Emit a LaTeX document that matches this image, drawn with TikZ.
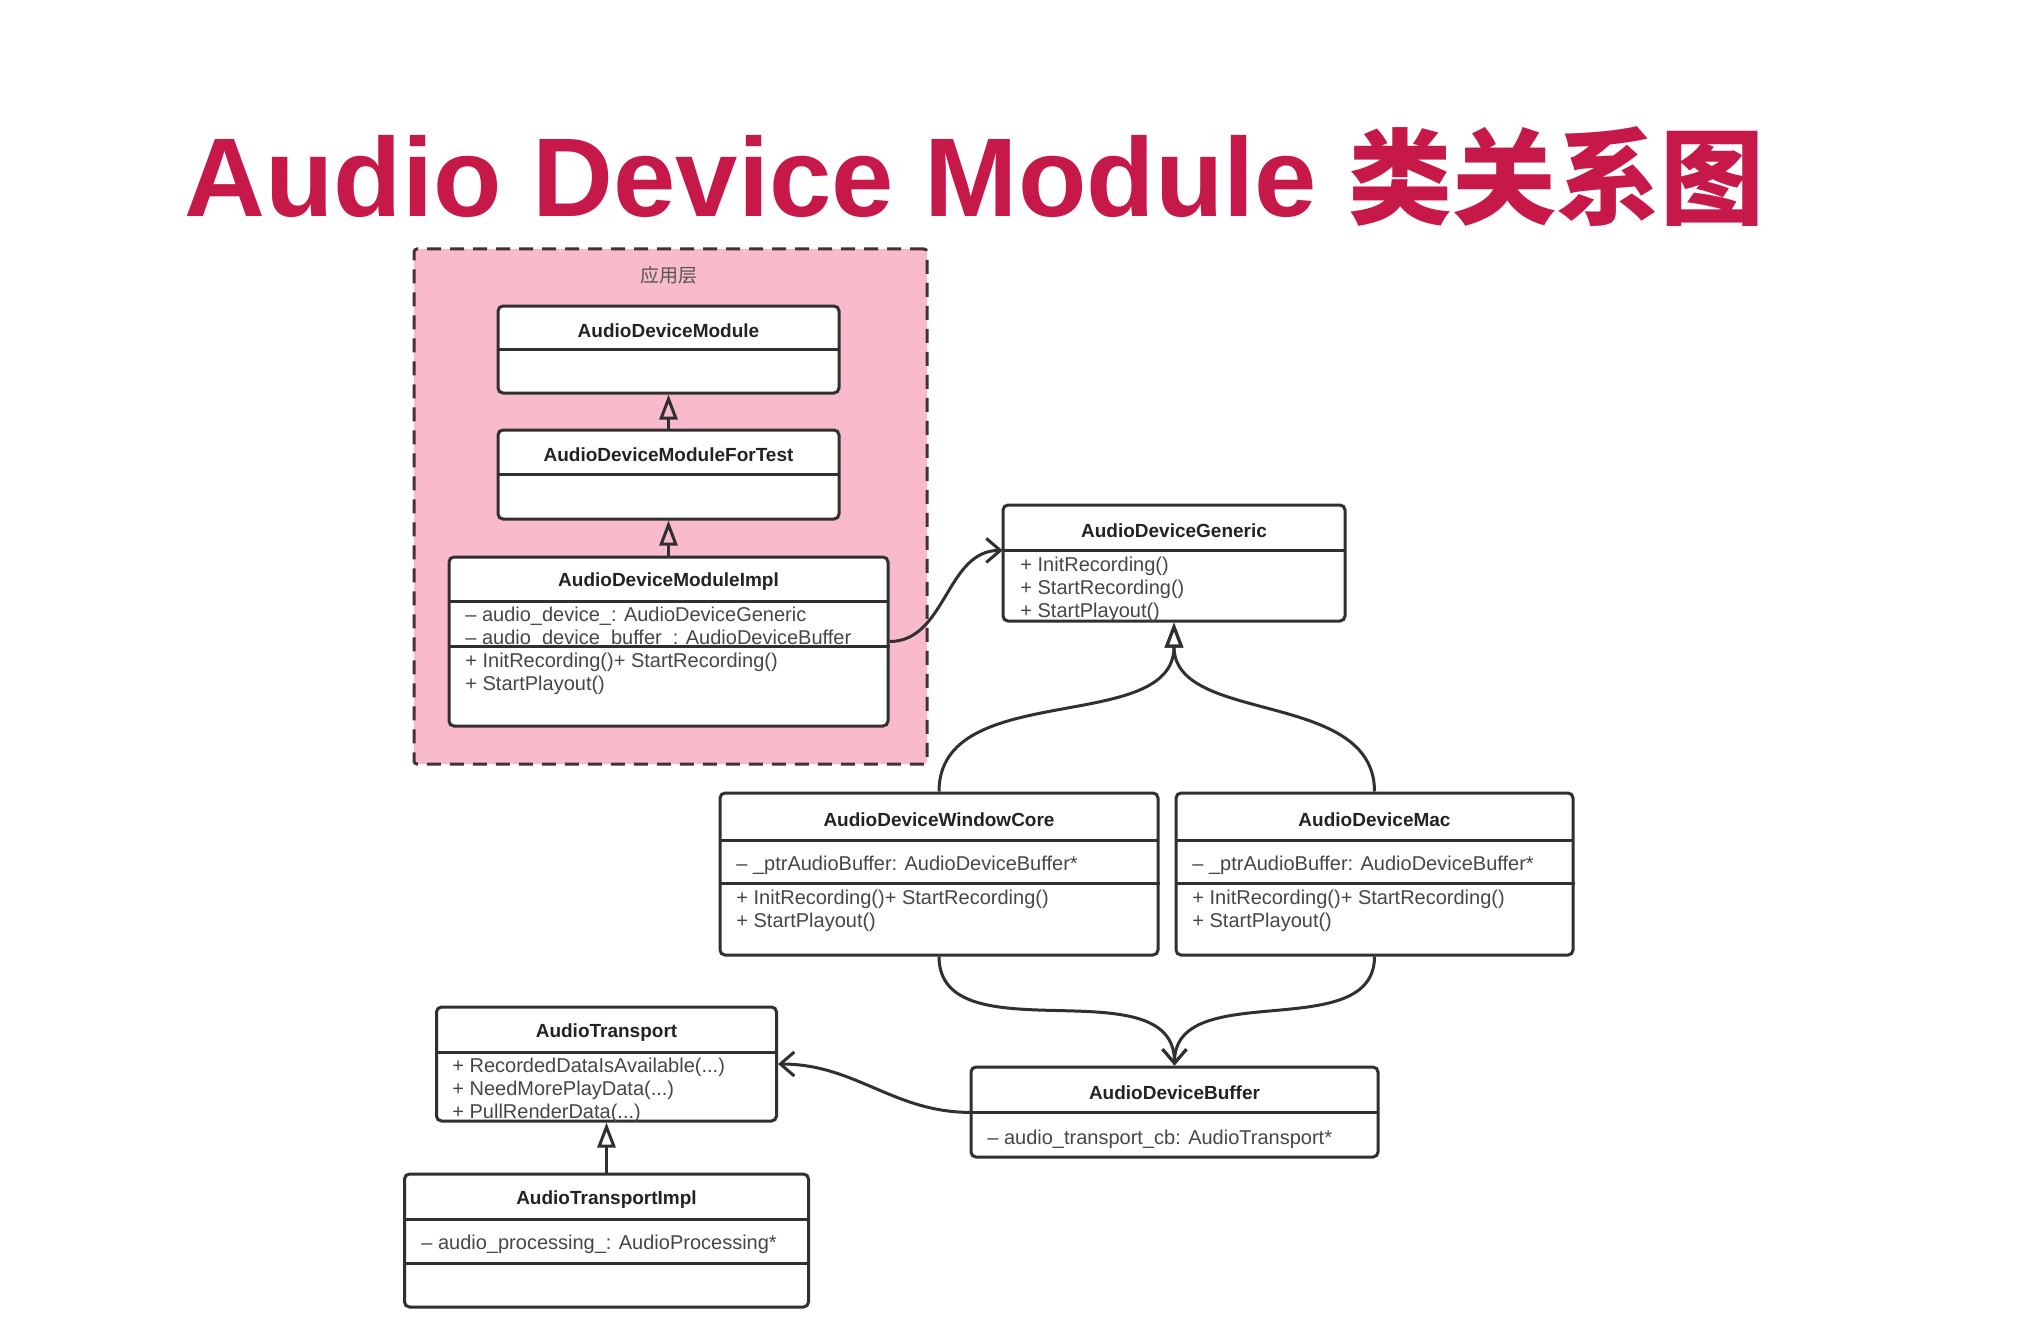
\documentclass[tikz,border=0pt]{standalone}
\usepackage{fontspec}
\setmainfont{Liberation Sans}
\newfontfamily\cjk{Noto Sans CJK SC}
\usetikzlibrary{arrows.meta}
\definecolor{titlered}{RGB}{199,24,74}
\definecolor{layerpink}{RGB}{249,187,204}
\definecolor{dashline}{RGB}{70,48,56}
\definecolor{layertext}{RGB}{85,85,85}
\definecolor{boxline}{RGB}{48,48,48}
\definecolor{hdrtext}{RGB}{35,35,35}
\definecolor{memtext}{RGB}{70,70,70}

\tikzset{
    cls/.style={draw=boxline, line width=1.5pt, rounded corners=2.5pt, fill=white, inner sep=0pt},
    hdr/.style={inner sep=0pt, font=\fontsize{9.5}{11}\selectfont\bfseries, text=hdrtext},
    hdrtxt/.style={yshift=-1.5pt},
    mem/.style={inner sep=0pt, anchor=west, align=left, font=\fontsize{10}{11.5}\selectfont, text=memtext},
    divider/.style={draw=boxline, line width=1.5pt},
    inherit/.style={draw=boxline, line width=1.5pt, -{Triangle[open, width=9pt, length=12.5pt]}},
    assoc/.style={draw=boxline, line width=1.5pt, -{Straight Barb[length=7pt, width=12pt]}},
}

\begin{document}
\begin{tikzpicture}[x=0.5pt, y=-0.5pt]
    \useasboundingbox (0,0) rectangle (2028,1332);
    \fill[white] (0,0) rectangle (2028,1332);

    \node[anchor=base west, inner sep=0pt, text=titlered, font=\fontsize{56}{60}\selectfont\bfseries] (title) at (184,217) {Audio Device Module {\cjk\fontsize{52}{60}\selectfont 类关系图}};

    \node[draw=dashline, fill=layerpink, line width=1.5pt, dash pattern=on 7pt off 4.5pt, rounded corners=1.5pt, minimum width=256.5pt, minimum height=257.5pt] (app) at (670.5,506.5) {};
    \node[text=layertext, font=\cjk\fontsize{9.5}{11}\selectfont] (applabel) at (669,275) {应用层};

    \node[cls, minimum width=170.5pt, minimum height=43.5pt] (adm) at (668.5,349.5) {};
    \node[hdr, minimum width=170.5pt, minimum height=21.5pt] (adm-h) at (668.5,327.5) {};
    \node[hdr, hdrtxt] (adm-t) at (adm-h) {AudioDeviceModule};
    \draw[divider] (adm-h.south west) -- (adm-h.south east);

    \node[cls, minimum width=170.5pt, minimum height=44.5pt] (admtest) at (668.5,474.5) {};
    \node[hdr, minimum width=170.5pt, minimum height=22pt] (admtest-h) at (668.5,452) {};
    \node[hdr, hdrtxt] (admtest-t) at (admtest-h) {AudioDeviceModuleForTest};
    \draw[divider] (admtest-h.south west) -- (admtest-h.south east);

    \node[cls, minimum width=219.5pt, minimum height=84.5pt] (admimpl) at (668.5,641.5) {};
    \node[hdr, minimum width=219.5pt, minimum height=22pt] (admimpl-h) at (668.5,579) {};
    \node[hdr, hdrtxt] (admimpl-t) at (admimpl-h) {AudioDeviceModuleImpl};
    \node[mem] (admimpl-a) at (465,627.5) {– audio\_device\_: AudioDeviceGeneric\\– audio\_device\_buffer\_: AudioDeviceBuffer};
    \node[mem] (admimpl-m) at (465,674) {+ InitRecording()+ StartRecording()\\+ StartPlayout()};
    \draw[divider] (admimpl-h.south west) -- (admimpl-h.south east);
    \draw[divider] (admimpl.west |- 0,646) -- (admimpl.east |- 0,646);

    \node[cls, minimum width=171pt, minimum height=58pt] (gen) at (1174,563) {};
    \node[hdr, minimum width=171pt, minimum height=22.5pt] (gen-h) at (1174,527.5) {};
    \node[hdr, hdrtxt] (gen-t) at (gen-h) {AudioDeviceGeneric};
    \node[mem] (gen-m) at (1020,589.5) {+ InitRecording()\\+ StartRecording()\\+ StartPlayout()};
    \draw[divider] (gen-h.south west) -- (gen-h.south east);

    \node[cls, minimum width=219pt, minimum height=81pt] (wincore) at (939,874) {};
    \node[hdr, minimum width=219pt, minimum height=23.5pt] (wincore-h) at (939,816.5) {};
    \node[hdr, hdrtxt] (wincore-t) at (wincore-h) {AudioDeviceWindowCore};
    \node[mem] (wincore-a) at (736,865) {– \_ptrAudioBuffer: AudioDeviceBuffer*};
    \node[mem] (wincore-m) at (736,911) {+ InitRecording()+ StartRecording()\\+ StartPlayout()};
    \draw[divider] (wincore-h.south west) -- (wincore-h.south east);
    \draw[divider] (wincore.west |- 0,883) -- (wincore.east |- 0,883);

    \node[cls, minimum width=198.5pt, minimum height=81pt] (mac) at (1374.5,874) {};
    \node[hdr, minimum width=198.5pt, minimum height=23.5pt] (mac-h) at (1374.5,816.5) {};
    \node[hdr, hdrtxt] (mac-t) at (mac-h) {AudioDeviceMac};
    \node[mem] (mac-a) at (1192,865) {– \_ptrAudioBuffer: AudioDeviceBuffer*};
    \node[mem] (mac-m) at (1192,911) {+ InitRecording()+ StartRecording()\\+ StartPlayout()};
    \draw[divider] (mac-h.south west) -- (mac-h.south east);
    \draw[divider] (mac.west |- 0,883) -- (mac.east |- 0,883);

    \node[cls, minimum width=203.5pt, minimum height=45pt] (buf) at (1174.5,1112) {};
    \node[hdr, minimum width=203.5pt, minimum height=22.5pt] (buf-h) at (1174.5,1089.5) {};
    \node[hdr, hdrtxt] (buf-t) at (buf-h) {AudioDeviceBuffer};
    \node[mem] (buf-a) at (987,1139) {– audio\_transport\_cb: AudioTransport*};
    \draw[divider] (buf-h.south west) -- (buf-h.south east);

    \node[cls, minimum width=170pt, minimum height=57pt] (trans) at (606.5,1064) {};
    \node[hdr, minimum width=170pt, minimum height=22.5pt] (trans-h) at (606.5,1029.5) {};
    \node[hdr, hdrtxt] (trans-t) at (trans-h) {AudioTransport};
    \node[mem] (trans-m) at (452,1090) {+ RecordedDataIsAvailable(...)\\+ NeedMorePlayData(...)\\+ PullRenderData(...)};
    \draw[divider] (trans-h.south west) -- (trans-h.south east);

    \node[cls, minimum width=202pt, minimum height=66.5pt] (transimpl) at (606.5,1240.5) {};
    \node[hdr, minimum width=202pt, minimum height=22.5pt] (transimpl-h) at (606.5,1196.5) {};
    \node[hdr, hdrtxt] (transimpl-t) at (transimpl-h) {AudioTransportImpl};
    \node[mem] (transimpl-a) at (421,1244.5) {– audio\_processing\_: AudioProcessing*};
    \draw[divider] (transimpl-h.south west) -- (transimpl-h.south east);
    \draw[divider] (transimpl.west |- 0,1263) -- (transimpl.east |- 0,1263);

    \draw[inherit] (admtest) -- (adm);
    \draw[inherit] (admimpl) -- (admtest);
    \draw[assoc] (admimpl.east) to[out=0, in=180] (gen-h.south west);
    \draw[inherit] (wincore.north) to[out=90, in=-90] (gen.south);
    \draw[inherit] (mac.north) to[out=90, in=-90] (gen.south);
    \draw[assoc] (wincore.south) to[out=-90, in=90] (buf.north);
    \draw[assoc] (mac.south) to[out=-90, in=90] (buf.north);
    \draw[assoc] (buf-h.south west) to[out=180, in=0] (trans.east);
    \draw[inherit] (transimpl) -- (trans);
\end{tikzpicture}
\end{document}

=== Task requirements ===
Repeat the material above verbatim. Leave the pictures behind.

=== Answer ===
Emit a LaTeX document that matches this image, drawn with TikZ.
\documentclass[tikz,border=0pt]{standalone}
\usepackage{fontspec}
\setmainfont{Liberation Sans}
\newfontfamily\cjk{Noto Sans CJK SC}
\usetikzlibrary{arrows.meta}
\definecolor{titlered}{RGB}{199,24,74}
\definecolor{layerpink}{RGB}{249,187,204}
\definecolor{dashline}{RGB}{70,48,56}
\definecolor{layertext}{RGB}{85,85,85}
\definecolor{boxline}{RGB}{48,48,48}
\definecolor{hdrtext}{RGB}{35,35,35}
\definecolor{memtext}{RGB}{70,70,70}

\tikzset{
    cls/.style={draw=boxline, line width=1.5pt, rounded corners=2.5pt, fill=white, inner sep=0pt},
    hdr/.style={inner sep=0pt, font=\fontsize{9.5}{11}\selectfont\bfseries, text=hdrtext},
    hdrtxt/.style={yshift=-1.5pt},
    mem/.style={inner sep=0pt, anchor=west, align=left, font=\fontsize{10}{11.5}\selectfont, text=memtext},
    divider/.style={draw=boxline, line width=1.5pt},
    inherit/.style={draw=boxline, line width=1.5pt, -{Triangle[open, width=9pt, length=12.5pt]}},
    assoc/.style={draw=boxline, line width=1.5pt, -{Straight Barb[length=7pt, width=12pt]}},
}

\begin{document}
\begin{tikzpicture}[x=0.5pt, y=-0.5pt]
    \useasboundingbox (0,0) rectangle (2028,1332);
    \fill[white] (0,0) rectangle (2028,1332);

    \node[anchor=base west, inner sep=0pt, text=titlered, font=\fontsize{56}{60}\selectfont\bfseries] (title) at (184,217) {Audio Device Module {\cjk\fontsize{52}{60}\selectfont 类关系图}};

    \node[draw=dashline, fill=layerpink, line width=1.5pt, dash pattern=on 7pt off 4.5pt, rounded corners=1.5pt, minimum width=256.5pt, minimum height=257.5pt] (app) at (670.5,506.5) {};
    \node[text=layertext, font=\cjk\fontsize{9.5}{11}\selectfont] (applabel) at (669,275) {应用层};

    \node[cls, minimum width=170.5pt, minimum height=43.5pt] (adm) at (668.5,349.5) {};
    \node[hdr, minimum width=170.5pt, minimum height=21.5pt] (adm-h) at (668.5,327.5) {};
    \node[hdr, hdrtxt] (adm-t) at (adm-h) {AudioDeviceModule};
    \draw[divider] (adm-h.south west) -- (adm-h.south east);

    \node[cls, minimum width=170.5pt, minimum height=44.5pt] (admtest) at (668.5,474.5) {};
    \node[hdr, minimum width=170.5pt, minimum height=22pt] (admtest-h) at (668.5,452) {};
    \node[hdr, hdrtxt] (admtest-t) at (admtest-h) {AudioDeviceModuleForTest};
    \draw[divider] (admtest-h.south west) -- (admtest-h.south east);

    \node[cls, minimum width=219.5pt, minimum height=84.5pt] (admimpl) at (668.5,641.5) {};
    \node[hdr, minimum width=219.5pt, minimum height=22pt] (admimpl-h) at (668.5,579) {};
    \node[hdr, hdrtxt] (admimpl-t) at (admimpl-h) {AudioDeviceModuleImpl};
    \node[mem] (admimpl-a) at (465,627.5) {– audio\_device\_: AudioDeviceGeneric\\– audio\_device\_buffer\_: AudioDeviceBuffer};
    \node[mem] (admimpl-m) at (465,674) {+ InitRecording()+ StartRecording()\\+ StartPlayout()};
    \draw[divider] (admimpl-h.south west) -- (admimpl-h.south east);
    \draw[divider] (admimpl.west |- 0,646) -- (admimpl.east |- 0,646);

    \node[cls, minimum width=171pt, minimum height=58pt] (gen) at (1174,563) {};
    \node[hdr, minimum width=171pt, minimum height=22.5pt] (gen-h) at (1174,527.5) {};
    \node[hdr, hdrtxt] (gen-t) at (gen-h) {AudioDeviceGeneric};
    \node[mem] (gen-m) at (1020,589.5) {+ InitRecording()\\+ StartRecording()\\+ StartPlayout()};
    \draw[divider] (gen-h.south west) -- (gen-h.south east);

    \node[cls, minimum width=219pt, minimum height=81pt] (wincore) at (939,874) {};
    \node[hdr, minimum width=219pt, minimum height=23.5pt] (wincore-h) at (939,816.5) {};
    \node[hdr, hdrtxt] (wincore-t) at (wincore-h) {AudioDeviceWindowCore};
    \node[mem] (wincore-a) at (736,865) {– \_ptrAudioBuffer: AudioDeviceBuffer*};
    \node[mem] (wincore-m) at (736,911) {+ InitRecording()+ StartRecording()\\+ StartPlayout()};
    \draw[divider] (wincore-h.south west) -- (wincore-h.south east);
    \draw[divider] (wincore.west |- 0,883) -- (wincore.east |- 0,883);

    \node[cls, minimum width=198.5pt, minimum height=81pt] (mac) at (1374.5,874) {};
    \node[hdr, minimum width=198.5pt, minimum height=23.5pt] (mac-h) at (1374.5,816.5) {};
    \node[hdr, hdrtxt] (mac-t) at (mac-h) {AudioDeviceMac};
    \node[mem] (mac-a) at (1192,865) {– \_ptrAudioBuffer: AudioDeviceBuffer*};
    \node[mem] (mac-m) at (1192,911) {+ InitRecording()+ StartRecording()\\+ StartPlayout()};
    \draw[divider] (mac-h.south west) -- (mac-h.south east);
    \draw[divider] (mac.west |- 0,883) -- (mac.east |- 0,883);

    \node[cls, minimum width=203.5pt, minimum height=45pt] (buf) at (1174.5,1112) {};
    \node[hdr, minimum width=203.5pt, minimum height=22.5pt] (buf-h) at (1174.5,1089.5) {};
    \node[hdr, hdrtxt] (buf-t) at (buf-h) {AudioDeviceBuffer};
    \node[mem] (buf-a) at (987,1139) {– audio\_transport\_cb: AudioTransport*};
    \draw[divider] (buf-h.south west) -- (buf-h.south east);

    \node[cls, minimum width=170pt, minimum height=57pt] (trans) at (606.5,1064) {};
    \node[hdr, minimum width=170pt, minimum height=22.5pt] (trans-h) at (606.5,1029.5) {};
    \node[hdr, hdrtxt] (trans-t) at (trans-h) {AudioTransport};
    \node[mem] (trans-m) at (452,1090) {+ RecordedDataIsAvailable(...)\\+ NeedMorePlayData(...)\\+ PullRenderData(...)};
    \draw[divider] (trans-h.south west) -- (trans-h.south east);

    \node[cls, minimum width=202pt, minimum height=66.5pt] (transimpl) at (606.5,1240.5) {};
    \node[hdr, minimum width=202pt, minimum height=22.5pt] (transimpl-h) at (606.5,1196.5) {};
    \node[hdr, hdrtxt] (transimpl-t) at (transimpl-h) {AudioTransportImpl};
    \node[mem] (transimpl-a) at (421,1244.5) {– audio\_processing\_: AudioProcessing*};
    \draw[divider] (transimpl-h.south west) -- (transimpl-h.south east);
    \draw[divider] (transimpl.west |- 0,1263) -- (transimpl.east |- 0,1263);

    \draw[inherit] (admtest) -- (adm);
    \draw[inherit] (admimpl) -- (admtest);
    \draw[assoc] (admimpl.east) to[out=0, in=180] (gen-h.south west);
    \draw[inherit] (wincore.north) to[out=90, in=-90] (gen.south);
    \draw[inherit] (mac.north) to[out=90, in=-90] (gen.south);
    \draw[assoc] (wincore.south) to[out=-90, in=90] (buf.north);
    \draw[assoc] (mac.south) to[out=-90, in=90] (buf.north);
    \draw[assoc] (buf-h.south west) to[out=180, in=0] (trans.east);
    \draw[inherit] (transimpl) -- (trans);
\end{tikzpicture}
\end{document}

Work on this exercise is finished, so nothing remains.